According to Sheedy, there is lot more understanding than there was when discussions first started. Yet there is, however, still a lot of confusion about what it all means and about what financial institutions need to do.

 

“I think one of the issues I see is that people still confuse culture with the underlying risk management structures,” she explained. “This applies particularly when we think about some of the risk policies, risk training programs, governance structures, remuneration structures. All those things are important, but they are not the same thing as culture.”

 

She added that there is also confusion between risk culture and behaviour. For Sheedy, behaviour is the manifestation of the underlying cultural values of an organisation.

 

Perception is key 

The question of establishing risk culture within an organisation is one that centres around establishing the perception that risk management is taken seriously. That everyone has an important role to play in that process.

 

One issue inherent here, however, is that few in business have a formal background in psychology. Without this grounding, there is a risk of organisations setting up structures to combat risk that act on a very superficial understanding of culture.

 

This leads on to Sheedy’s concerns surrounding what she defines as ‘poor practices’ when it comes to the measurement of risk culture. If culture is about perceptions, then she believes that there must be a  way of measuring those perceptions accurately.

 

“It’s a perception about ‘what does this organisation really value?’” Sheedy said. “These days, all financial institutions will espouse a commitment to risk management, but employees will begin to try to figure out how serious it really is.”

 

Thus, if there is a sense that policies are not meant to be lived or have been set up just for the benefit of the regulator, then they will likely be ignored.

 

“The research that we have done is grounded heavily in the literature about safety culture, and all the research in that area suggests that it is the perceptions about the importance of the policies that drive behaviour.”

 

 

The role of regulators in culture

Regulators have a crucial role to play but if risk management is done just to satisfy regulatory requirements, that suggests that a true risk culture does not exist. It's only when the organisation is committed to risk management for its own sake that a true risk culture can be said to exist.

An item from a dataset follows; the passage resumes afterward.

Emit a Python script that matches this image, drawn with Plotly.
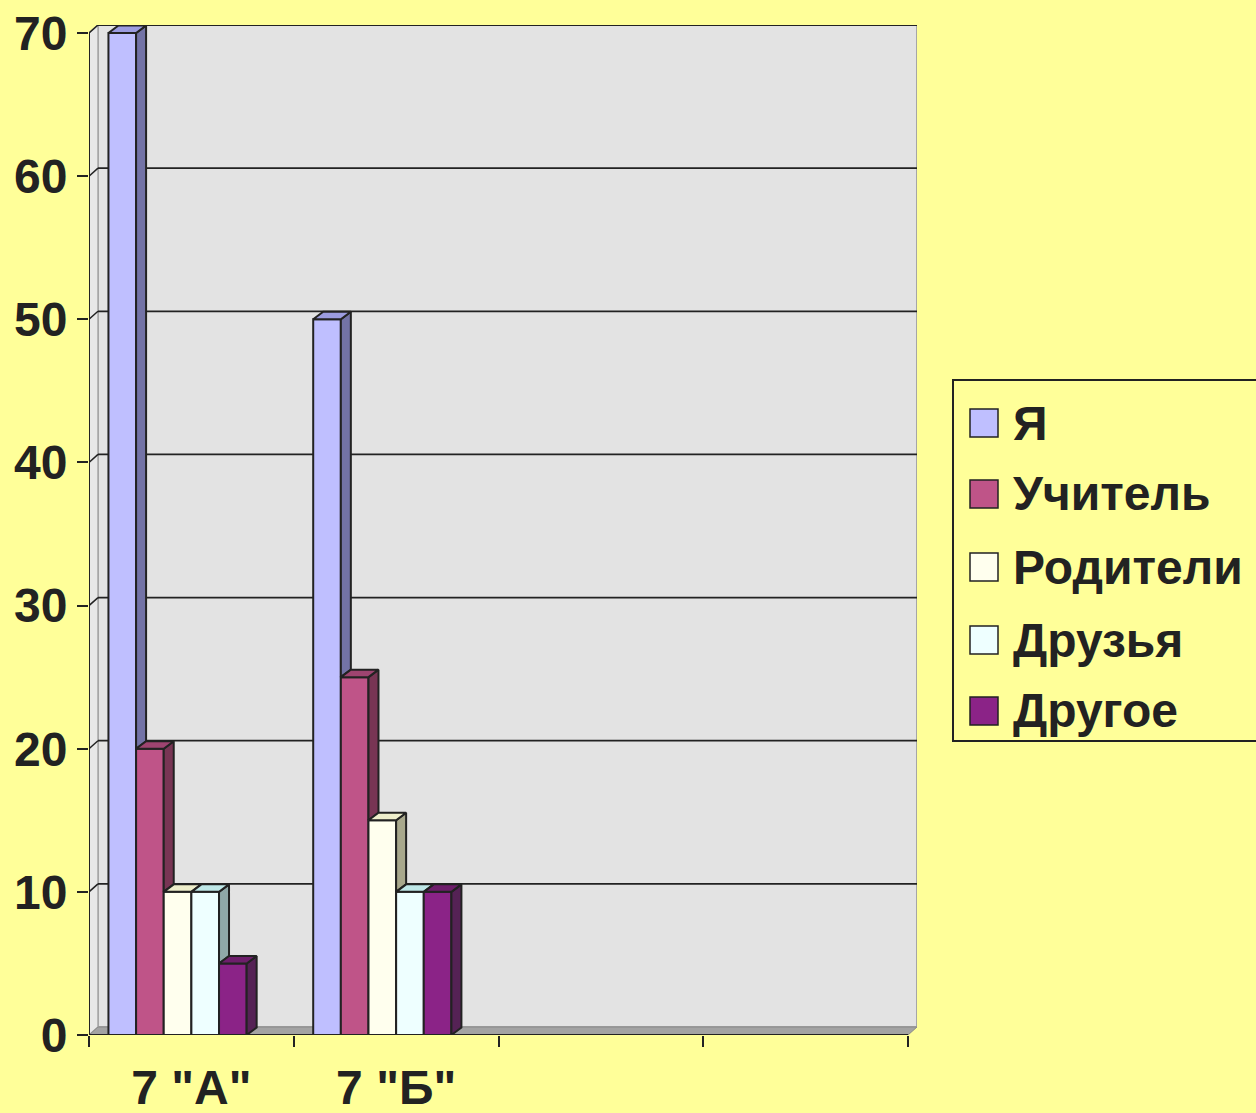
import plotly.graph_objects as go

# ---------------- data ----------------
categories = ['7 "А"', '7 "Б"']
series_names = ["Я", "Учитель", "Родители", "Друзья", "Другое"]
ya_values = [70, 50]
uchitel_values = [20, 25]
roditeli_values = [10, 15]
druzya_values = [10, 10]
drugoe_values = [5, 10]
series_values = [ya_values, uchitel_values, roditeli_values, druzya_values, drugoe_values]
y_ticks = [0, 10, 20, 30, 40, 50, 60, 70]
n_slots = 4  # category slots on the axis (two are empty)

# ---------------- styles ----------------
front_colors = ["#BFBFFF", "#BF5488", "#FFFFEE", "#EEFFFF", "#8B2387"]
side_colors = ["#7373A6", "#783554", "#A8A88C", "#8FA8A8", "#552255"]
top_colors = ["#9C9CE0", "#9E4470", "#EEEECB", "#BFE8E8", "#6E1E6B"]
BG = "#FFFF99"
INK = "#222222"
FONT = "Liberation Sans, Arial, sans-serif"

# pixel geometry
L, R, T, B = 89, 917, 25, 1035
W_IMG, H_IMG = 1256, 1113
slot_px = (908 - L) / n_slots
y_px = (B - 33) / 70.0
DXW = 9 / slot_px      # wall depth in x units
DYW = 8 / y_px         # wall depth in y units
DXB = 10 / slot_px     # bar depth
DYB = 7.5 / y_px
xr = [-0.5, n_slots - 0.5 + (R - 908) / slot_px]
yr = [0, max(y_ticks) + DYW]

bar_w = 0.135
bar_start = -0.405

fig = go.Figure()

# front faces as bars
for k, name in enumerate(series_names):
    fig.add_trace(go.Bar(
        x=list(range(len(categories))), y=series_values[k], name=name,
        width=bar_w, offset=bar_start + k * bar_w,
        marker=dict(color=front_colors[k], line=dict(color=INK, width=2)),
        showlegend=False, hoverinfo="name+y",
    ))

# side and top faces (clipped where a neighbouring bar hides them)
for k in range(len(series_names)):
    sx, sy, tx, ty = [], [], [], []
    for c in range(len(categories)):
        v = series_values[k][c]
        x0 = c + bar_start + k * bar_w
        x1 = x0 + bar_w
        nxt = series_values[k + 1][c] if k + 1 < len(series_names) else None
        lo = 0 if nxt is None else nxt
        if nxt is None or v > nxt:
            sx += [x1, x1 + DXB, x1 + DXB, x1, x1, None]
            sy += [lo, lo + DYB, v + DYB, v, lo, None]
        if nxt is not None and nxt >= v + DYB:
            tx += [x0, x0 + DXB, x1, x1, x0, None]
            ty += [v, v + DYB, v + DYB, v, v, None]
        else:
            tx += [x0, x0 + DXB, x1 + DXB, x1, x0, None]
            ty += [v, v + DYB, v + DYB, v, v, None]
    if sx:
        fig.add_trace(go.Scatter(x=sx, y=sy, mode="lines", fill="toself",
                                 fillcolor=side_colors[k], line=dict(color=INK, width=2),
                                 showlegend=False, hoverinfo="skip"))
    fig.add_trace(go.Scatter(x=tx, y=ty, mode="lines", fill="toself",
                             fillcolor=top_colors[k], line=dict(color=INK, width=2),
                             showlegend=False, hoverinfo="skip"))

# invisible trace to carry the category-label axis
fig.add_trace(go.Scatter(x=list(range(len(categories))), y=[0] * len(categories),
                         xaxis="x2", mode="markers", marker=dict(opacity=0),
                         showlegend=False, hoverinfo="skip"))

shapes = []
xl, xrt = -0.5, n_slots - 0.5
top = max(y_ticks)
# back wall
shapes.append(dict(type="rect", xref="x", yref="y", x0=xl + DXW, x1=xrt + DXW, y0=DYW, y1=top + DYW,
                   fillcolor="#E3E3E3", line=dict(color="#A6A6A6", width=2), layer="below"))
# left wall
shapes.append(dict(type="path", xref="x", yref="y",
                   path=f"M{xl},0 L{xl + DXW},{DYW} L{xl + DXW},{top + DYW} L{xl},{top} Z",
                   fillcolor="#E8E8E8", line=dict(color="#A6A6A6", width=1.5), layer="below"))
# floor
shapes.append(dict(type="path", xref="x", yref="y",
                   path=f"M{xl},0 L{xl + DXW},{DYW} L{xrt + DXW},{DYW} L{xrt},0 Z",
                   fillcolor="#A3A3A3", line=dict(color="#8A8A8A", width=1), layer="below"))
# gridlines on back and left walls
for t in y_ticks[1:]:
    shapes.append(dict(type="line", xref="x", yref="y", x0=xl + DXW, x1=xrt + DXW, y0=t + DYW, y1=t + DYW,
                       line=dict(color=INK, width=1.8), layer="below"))
    shapes.append(dict(type="line", xref="x", yref="y", x0=xl, x1=xl + DXW, y0=t, y1=t + DYW,
                       line=dict(color=INK, width=1.5), layer="below"))
# axis lines
shapes.append(dict(type="line", xref="x", yref="y", x0=xl, x1=xl, y0=0, y1=top,
                   line=dict(color=INK, width=2)))
shapes.append(dict(type="line", xref="x", yref="y", x0=xl, x1=xrt, y0=0, y1=0,
                   line=dict(color=INK, width=2)))


# manual legend
def px_x(p):
    return (p - L) / (R - L)


def px_y(p):
    return (B - p) / (B - T)


annotations = []
shapes.append(dict(type="rect", xref="paper", yref="paper",
                   x0=px_x(953), x1=px_x(1262), y0=px_y(741), y1=px_y(380),
                   fillcolor="rgba(0,0,0,0)", line=dict(color=INK, width=2)))
item_y = [423, 494, 567, 640, 711]
for k, name in enumerate(series_names):
    cy = item_y[k]
    shapes.append(dict(type="rect", xref="paper", yref="paper",
                       x0=px_x(970), x1=px_x(998), y0=px_y(cy + 14), y1=px_y(cy - 14),
                       fillcolor=front_colors[k], line=dict(color=INK, width=1.5)))
    annotations.append(dict(xref="paper", yref="paper", x=px_x(1011), y=px_y(cy),
                            xanchor="left", yanchor="middle", text=name, showarrow=False,
                            font=dict(family=FONT, size=48, color=INK, weight="bold")))

fig.update_layout(
    width=W_IMG, height=H_IMG, autosize=False,
    margin=dict(l=L, r=W_IMG - R, t=T, b=H_IMG - B, pad=0, autoexpand=False),
    paper_bgcolor=BG, plot_bgcolor=BG,
    barmode="overlay", showlegend=False,
    shapes=shapes, annotations=annotations,
    xaxis=dict(range=xr, tickmode="array", automargin=False,
               tickvals=[i - 0.5 for i in range(n_slots + 1)],
               ticktext=[""] * (n_slots + 1),
               ticks="outside", ticklen=11, tickwidth=2, tickcolor=INK,
               showgrid=False, zeroline=False, showline=False, fixedrange=True),
    xaxis2=dict(range=xr, overlaying="x", anchor="y", side="bottom", tickmode="array",
                automargin=False,
                tickvals=list(range(len(categories))), ticktext=categories,
                ticks="outside", ticklen=10, tickcolor="rgba(0,0,0,0)",
                showgrid=False, zeroline=False, showline=False,
                tickfont=dict(family=FONT, size=48, color=INK, weight="bold")),
    yaxis=dict(range=yr, tickmode="array", tickvals=y_ticks, automargin=False,
               ticks="outside", ticklen=11, tickwidth=2, tickcolor=INK,
               showgrid=False, zeroline=False, showline=False,
               tickfont=dict(family=FONT, size=48, color=INK, weight="bold")),
    font=dict(family=FONT, color=INK),
)

fig.write_html("out.html", config={"displayModeBar": False},
               post_script="document.body.style.margin='0';document.body.style.overflow='hidden';")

The problem with a regulatory-driven approach to risk culture, for Sheedy, is that it is not about risk culture at all and instead tends to break down into a box-ticking exercise.

 

“It concerns me when people are so reliant on the regulators to tell them how to run their business.”

 

Despite her reservations about culture being driven by regulators, Sheedy is quite hopeful that the Australian Prudential Regulation Authority’s (APRA) role in the Banking Executive Accountability Regime will have an impact on organisations.

 

“It’s one of the initiatives that seem to be most potentially useful, but again it’s something that we have no current research on.” 

 

What Sheedy would like to see is some careful analyses conducted on how this regulation would impact business.

 

 

What happens after the cultural perception is identified?

Of course, the problems don’t stop after the risk culture has been assessed. For Sheedy, however, it then becomes a question of how organisations can change their culture.

 

“Many consultants out there claim they have the solution, but there is never any rigorous evidence.”

 

Sheedy is looking forward to doing a lot more research in this area because, to date, there has not been a concrete answer on how solutions can be sought and implemented in an effective and sustainable manner.

 

Looking beyond risk culture and considering the concept of organisational change generally, Sheedy said that 80 per cent of change programs fail. This represents money being wasted in these change programs, yet there has been no great move by consultants of such programs to discover what works. What this means is that independent assessments need to be conducted on whether these change programs are effective.

 

 

Some quick tips on changing the culture in your organisation:

 

  1. Assess culture with a valid scale.

  2. When changes are being made, ensure you have a treatment group and a control group to see if the change has been effective.

  3. Risks culture assessments should not be part of employee engagement surveys and must be anonymous.